**WHAT THE EXERCISE ASKS**
Every line below is to be copied exactly, with the pictures left out.

(Data extracted from a collection)
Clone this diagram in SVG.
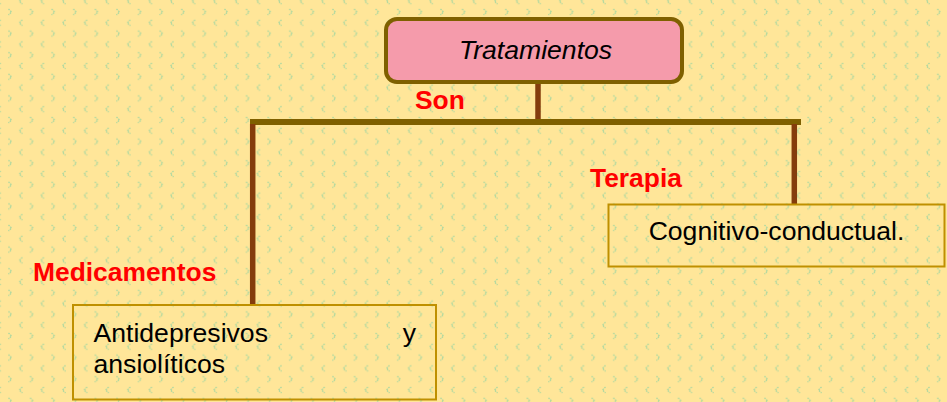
<svg xmlns="http://www.w3.org/2000/svg" width="947" height="402" viewBox="0 0 947 402">
  <defs>
    <pattern id="bg" x="-0.8" y="1.2" width="21.6" height="21.6" patternUnits="userSpaceOnUse">
      <rect width="21.6" height="21.6" fill="#FFE699"/>
      <g fill="none" stroke="#ADD8A0" stroke-width="1.4" stroke-dasharray="1.6 0.9">
        <polyline points="9.3,7.8 12.3,10.8 9.3,13.8"/>
        <polyline points="1.5,-3 -1.5,0 1.5,3"/>
        <polyline points="23.1,-3 20.1,0 23.1,3"/>
        <polyline points="1.5,18.6 -1.5,21.6 1.5,24.6"/>
        <polyline points="23.1,18.6 20.1,21.6 23.1,24.6"/>
      </g>
    </pattern>
    <style>
      .t { font-family: "Liberation Sans", Arial, sans-serif; font-size: 26.6px; fill: #000; }
      .lbl { font-family: "Liberation Sans", Arial, sans-serif; font-size: 26.4px; font-weight: bold; fill: #FF0000; }
      .box { fill: none; stroke: #BF9000; stroke-width: 2; }
      .brown { stroke: #843C0C; stroke-width: 5.5; fill: none; }
      .olive { stroke: #7F6000; stroke-width: 6; fill: none; }
    </style>
  </defs>
  <rect x="0" y="0" width="947" height="402" fill="url(#bg)"/>

  <g id="connectors">
    <line class="brown" x1="538" y1="84" x2="538" y2="120"/>
    <line class="olive" x1="250" y1="122" x2="801" y2="122"/>
    <line class="brown" x1="252.7" y1="124" x2="252.7" y2="304"/>
    <line class="brown" x1="794.3" y1="124" x2="794.3" y2="204"/>
  </g>

  <g id="label-son"><text class="lbl" x="415" y="108.5">Son</text></g>
  <g id="label-terapia"><text class="lbl" x="590" y="186.5">Terapia</text></g>
  <g id="label-medicamentos"><text class="lbl" x="33" y="281">Medicamentos</text></g>

  <g id="node-tratamientos">
    <rect x="386" y="19" width="296" height="63" rx="11" ry="11" fill="#F59BAB" stroke="#7F6000" stroke-width="4"/>
    <text class="t" x="535.5" y="58.5" text-anchor="middle" font-style="italic">Tratamientos</text>
  </g>

  <g id="node-cognitivo">
    <rect class="box" x="608.5" y="204.5" width="336" height="62"/>
    <text class="t" x="776.5" y="239.5" text-anchor="middle">Cognitivo-conductual.</text>
  </g>

  <g id="node-antidepresivos">
    <rect class="box" x="73" y="305" width="363" height="94.5"/>
    <text class="t" x="93.5" y="342">Antidepresivos</text>
    <text class="t" x="416" y="342" text-anchor="end">y</text>
    <text class="t" x="93.5" y="373">ansiolíticos</text>
  </g>
</svg>
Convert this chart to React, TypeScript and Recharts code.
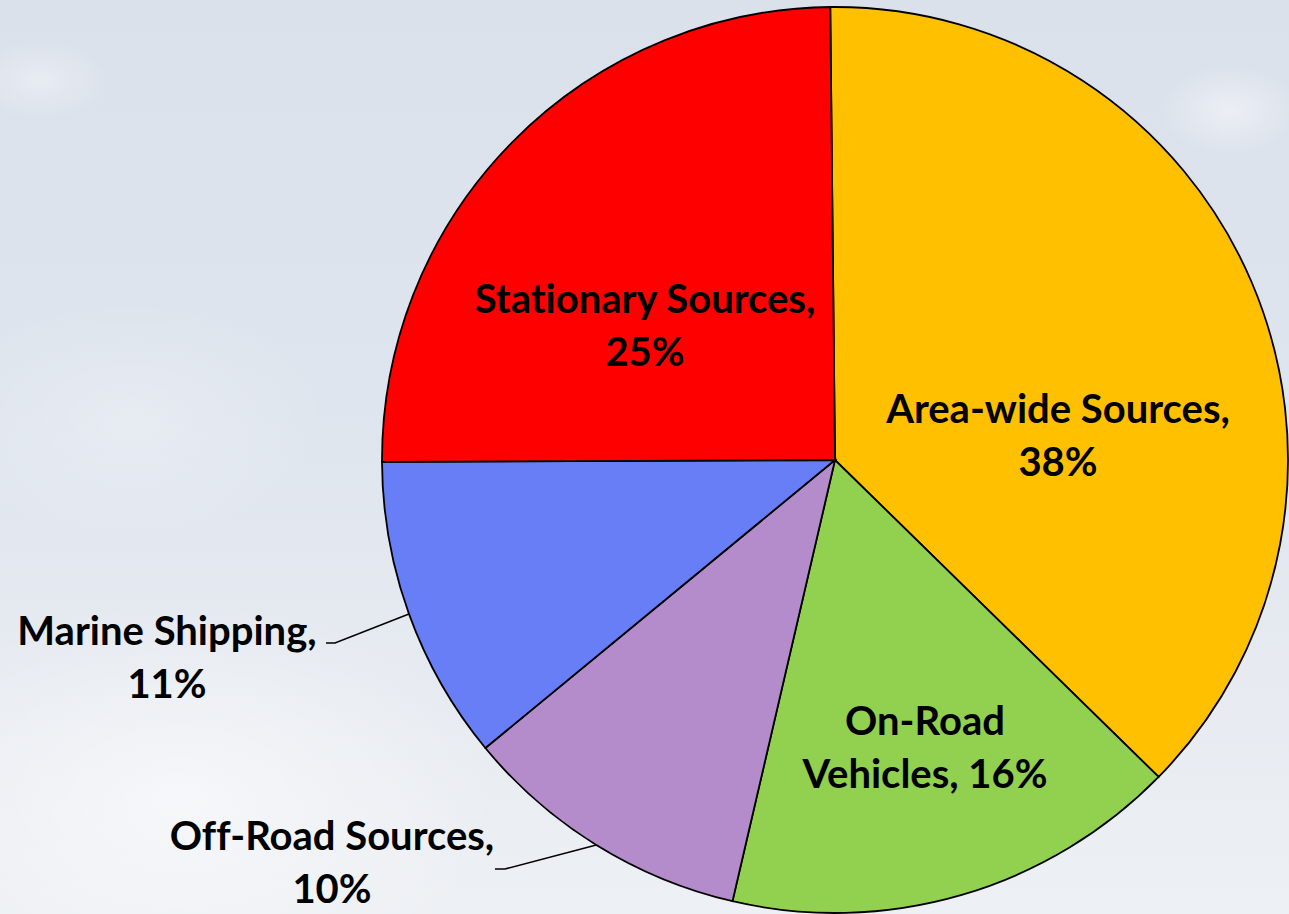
import { PieChart, Pie, Cell } from "recharts";

const CATEGORIES = ["Area-wide Sources", "On-Road Vehicles", "Off-Road Sources", "Marine Shipping", "Stationary Sources"];
const SHARES = [37.5, 16.3, 10.4, 10.9, 24.9];
const LABEL_LINES = [
  ["Area-wide Sources,", "38%"],
  ["On-Road", "Vehicles, 16%"],
  ["Off-Road Sources,", "10%"],
  ["Marine Shipping,", "11%"],
  ["Stationary Sources,", "25%"],
];
const COLORS = ["#ffc000", "#92d050", "#b48bcb", "#677ef6", "#ff0000"];

// label placement relative to pie centre: [x of text centre, baseline of first line]
const LABEL_POS = [
  [223, -37],
  [90, 275],
  [-503, 390],
  [-668, 185],
  [-190, -147],
];
// leader line elbows for the outside labels, relative to pie centre
const ELBOWS: Record<number, [number, number, number]> = {
  2: [-330, 409, -340],
  3: [-500, 183, -509],
};

const W = 1289;
const H = 914;
const LINE_GAP = 53;
const RAD = Math.PI / 180;

const data = CATEGORIES.map((name, i) => ({ name, value: SHARES[i] }));

function renderLabel(props: any) {
  const { cx, cy, midAngle, outerRadius, index } = props;
  const [dx, dy] = LABEL_POS[index];
  const elbow = ELBOWS[index];
  let leader = null;
  if (elbow) {
    const sx = cx + outerRadius * Math.cos(-midAngle * RAD);
    const sy = cy + outerRadius * Math.sin(-midAngle * RAD);
    leader = (
      <polyline
        points={`${sx},${sy} ${cx + elbow[0]},${cy + elbow[1]} ${cx + elbow[2]},${cy + elbow[1]}`}
        fill="none"
        stroke="#000"
        strokeWidth={1.6}
      />
    );
  }
  return (
    <g key={`lbl-${index}`}>
      {leader}
      <text
        x={cx + dx}
        y={cy + dy}
        textAnchor="middle"
        fontFamily="Lato, 'Open Sans', sans-serif"
        fontWeight={700}
        fontSize={40}
        fill="#000"
        style={{ fontVariantLigatures: "none" }}
      >
        {LABEL_LINES[index].map((line, j) => (
          <tspan key={j} x={cx + dx} y={cy + dy + j * LINE_GAP}>
            {line}
          </tspan>
        ))}
      </text>
    </g>
  );
}

export default function App() {
  return (
    <div
      style={{
        position: "absolute",
        left: 0,
        top: 0,
        width: W,
        height: H,
        overflow: "hidden",
        background: [
          "radial-gradient(ellipse 70px 40px at 40px 80px, rgba(255,255,255,0.35), rgba(255,255,255,0))",
          "radial-gradient(ellipse 70px 45px at 1230px 110px, rgba(255,255,255,0.45), rgba(255,255,255,0))",
          "radial-gradient(ellipse 200px 120px at 130px 420px, rgba(255,255,255,0.25), rgba(255,255,255,0))",
          "radial-gradient(ellipse 320px 200px at 180px 800px, rgba(255,255,255,0.55), rgba(255,255,255,0))",
          "linear-gradient(to bottom, #dbe1eb 0%, #dfe5ee 45%, #e7ebf1 75%, #edf0f4 100%)",
        ].join(", "),
      }}
    >
      <PieChart width={W} height={H} margin={{ top: 0, right: 0, bottom: 0, left: 0 }}>
        <Pie
          data={data}
          dataKey="value"
          nameKey="name"
          cx={835}
          cy={460}
          outerRadius={453}
          startAngle={90.6}
          endAngle={-269.4}
          stroke="#000"
          strokeWidth={1.8}
          label={renderLabel}
          labelLine={false}
          isAnimationActive={false}
        >
          {data.map((d, i) => (
            <Cell key={d.name} fill={COLORS[i]} />
          ))}
        </Pie>
      </PieChart>
    </div>
  );
}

**RIGHT ANSWER**
Clone this diagram in SVG.
<svg xmlns="http://www.w3.org/2000/svg" width="947" height="402" viewBox="0 0 947 402">
  <defs>
    <pattern id="bg" x="-0.8" y="1.2" width="21.6" height="21.6" patternUnits="userSpaceOnUse">
      <rect width="21.6" height="21.6" fill="#FFE699"/>
      <g fill="none" stroke="#ADD8A0" stroke-width="1.4" stroke-dasharray="1.6 0.9">
        <polyline points="9.3,7.8 12.3,10.8 9.3,13.8"/>
        <polyline points="1.5,-3 -1.5,0 1.5,3"/>
        <polyline points="23.1,-3 20.1,0 23.1,3"/>
        <polyline points="1.5,18.6 -1.5,21.6 1.5,24.6"/>
        <polyline points="23.1,18.6 20.1,21.6 23.1,24.6"/>
      </g>
    </pattern>
    <style>
      .t { font-family: "Liberation Sans", Arial, sans-serif; font-size: 26.6px; fill: #000; }
      .lbl { font-family: "Liberation Sans", Arial, sans-serif; font-size: 26.4px; font-weight: bold; fill: #FF0000; }
      .box { fill: none; stroke: #BF9000; stroke-width: 2; }
      .brown { stroke: #843C0C; stroke-width: 5.5; fill: none; }
      .olive { stroke: #7F6000; stroke-width: 6; fill: none; }
    </style>
  </defs>
  <rect x="0" y="0" width="947" height="402" fill="url(#bg)"/>

  <g id="connectors">
    <line class="brown" x1="538" y1="84" x2="538" y2="120"/>
    <line class="olive" x1="250" y1="122" x2="801" y2="122"/>
    <line class="brown" x1="252.7" y1="124" x2="252.7" y2="304"/>
    <line class="brown" x1="794.3" y1="124" x2="794.3" y2="204"/>
  </g>

  <g id="label-son"><text class="lbl" x="415" y="108.5">Son</text></g>
  <g id="label-terapia"><text class="lbl" x="590" y="186.5">Terapia</text></g>
  <g id="label-medicamentos"><text class="lbl" x="33" y="281">Medicamentos</text></g>

  <g id="node-tratamientos">
    <rect x="386" y="19" width="296" height="63" rx="11" ry="11" fill="#F59BAB" stroke="#7F6000" stroke-width="4"/>
    <text class="t" x="535.5" y="58.5" text-anchor="middle" font-style="italic">Tratamientos</text>
  </g>

  <g id="node-cognitivo">
    <rect class="box" x="608.5" y="204.5" width="336" height="62"/>
    <text class="t" x="776.5" y="239.5" text-anchor="middle">Cognitivo-conductual.</text>
  </g>

  <g id="node-antidepresivos">
    <rect class="box" x="73" y="305" width="363" height="94.5"/>
    <text class="t" x="93.5" y="342">Antidepresivos</text>
    <text class="t" x="416" y="342" text-anchor="end">y</text>
    <text class="t" x="93.5" y="373">ansiolíticos</text>
  </g>
</svg>
Convert this chart to React, TypeScript and Recharts code.
import { PieChart, Pie, Cell } from "recharts";

const CATEGORIES = ["Area-wide Sources", "On-Road Vehicles", "Off-Road Sources", "Marine Shipping", "Stationary Sources"];
const SHARES = [37.5, 16.3, 10.4, 10.9, 24.9];
const LABEL_LINES = [
  ["Area-wide Sources,", "38%"],
  ["On-Road", "Vehicles, 16%"],
  ["Off-Road Sources,", "10%"],
  ["Marine Shipping,", "11%"],
  ["Stationary Sources,", "25%"],
];
const COLORS = ["#ffc000", "#92d050", "#b48bcb", "#677ef6", "#ff0000"];

// label placement relative to pie centre: [x of text centre, baseline of first line]
const LABEL_POS = [
  [223, -37],
  [90, 275],
  [-503, 390],
  [-668, 185],
  [-190, -147],
];
// leader line elbows for the outside labels, relative to pie centre
const ELBOWS: Record<number, [number, number, number]> = {
  2: [-330, 409, -340],
  3: [-500, 183, -509],
};

const W = 1289;
const H = 914;
const LINE_GAP = 53;
const RAD = Math.PI / 180;

const data = CATEGORIES.map((name, i) => ({ name, value: SHARES[i] }));

function renderLabel(props: any) {
  const { cx, cy, midAngle, outerRadius, index } = props;
  const [dx, dy] = LABEL_POS[index];
  const elbow = ELBOWS[index];
  let leader = null;
  if (elbow) {
    const sx = cx + outerRadius * Math.cos(-midAngle * RAD);
    const sy = cy + outerRadius * Math.sin(-midAngle * RAD);
    leader = (
      <polyline
        points={`${sx},${sy} ${cx + elbow[0]},${cy + elbow[1]} ${cx + elbow[2]},${cy + elbow[1]}`}
        fill="none"
        stroke="#000"
        strokeWidth={1.6}
      />
    );
  }
  return (
    <g key={`lbl-${index}`}>
      {leader}
      <text
        x={cx + dx}
        y={cy + dy}
        textAnchor="middle"
        fontFamily="Lato, 'Open Sans', sans-serif"
        fontWeight={700}
        fontSize={40}
        fill="#000"
        style={{ fontVariantLigatures: "none" }}
      >
        {LABEL_LINES[index].map((line, j) => (
          <tspan key={j} x={cx + dx} y={cy + dy + j * LINE_GAP}>
            {line}
          </tspan>
        ))}
      </text>
    </g>
  );
}

export default function App() {
  return (
    <div
      style={{
        position: "absolute",
        left: 0,
        top: 0,
        width: W,
        height: H,
        overflow: "hidden",
        background: [
          "radial-gradient(ellipse 70px 40px at 40px 80px, rgba(255,255,255,0.35), rgba(255,255,255,0))",
          "radial-gradient(ellipse 70px 45px at 1230px 110px, rgba(255,255,255,0.45), rgba(255,255,255,0))",
          "radial-gradient(ellipse 200px 120px at 130px 420px, rgba(255,255,255,0.25), rgba(255,255,255,0))",
          "radial-gradient(ellipse 320px 200px at 180px 800px, rgba(255,255,255,0.55), rgba(255,255,255,0))",
          "linear-gradient(to bottom, #dbe1eb 0%, #dfe5ee 45%, #e7ebf1 75%, #edf0f4 100%)",
        ].join(", "),
      }}
    >
      <PieChart width={W} height={H} margin={{ top: 0, right: 0, bottom: 0, left: 0 }}>
        <Pie
          data={data}
          dataKey="value"
          nameKey="name"
          cx={835}
          cy={460}
          outerRadius={453}
          startAngle={90.6}
          endAngle={-269.4}
          stroke="#000"
          strokeWidth={1.8}
          label={renderLabel}
          labelLine={false}
          isAnimationActive={false}
        >
          {data.map((d, i) => (
            <Cell key={d.name} fill={COLORS[i]} />
          ))}
        </Pie>
      </PieChart>
    </div>
  );
}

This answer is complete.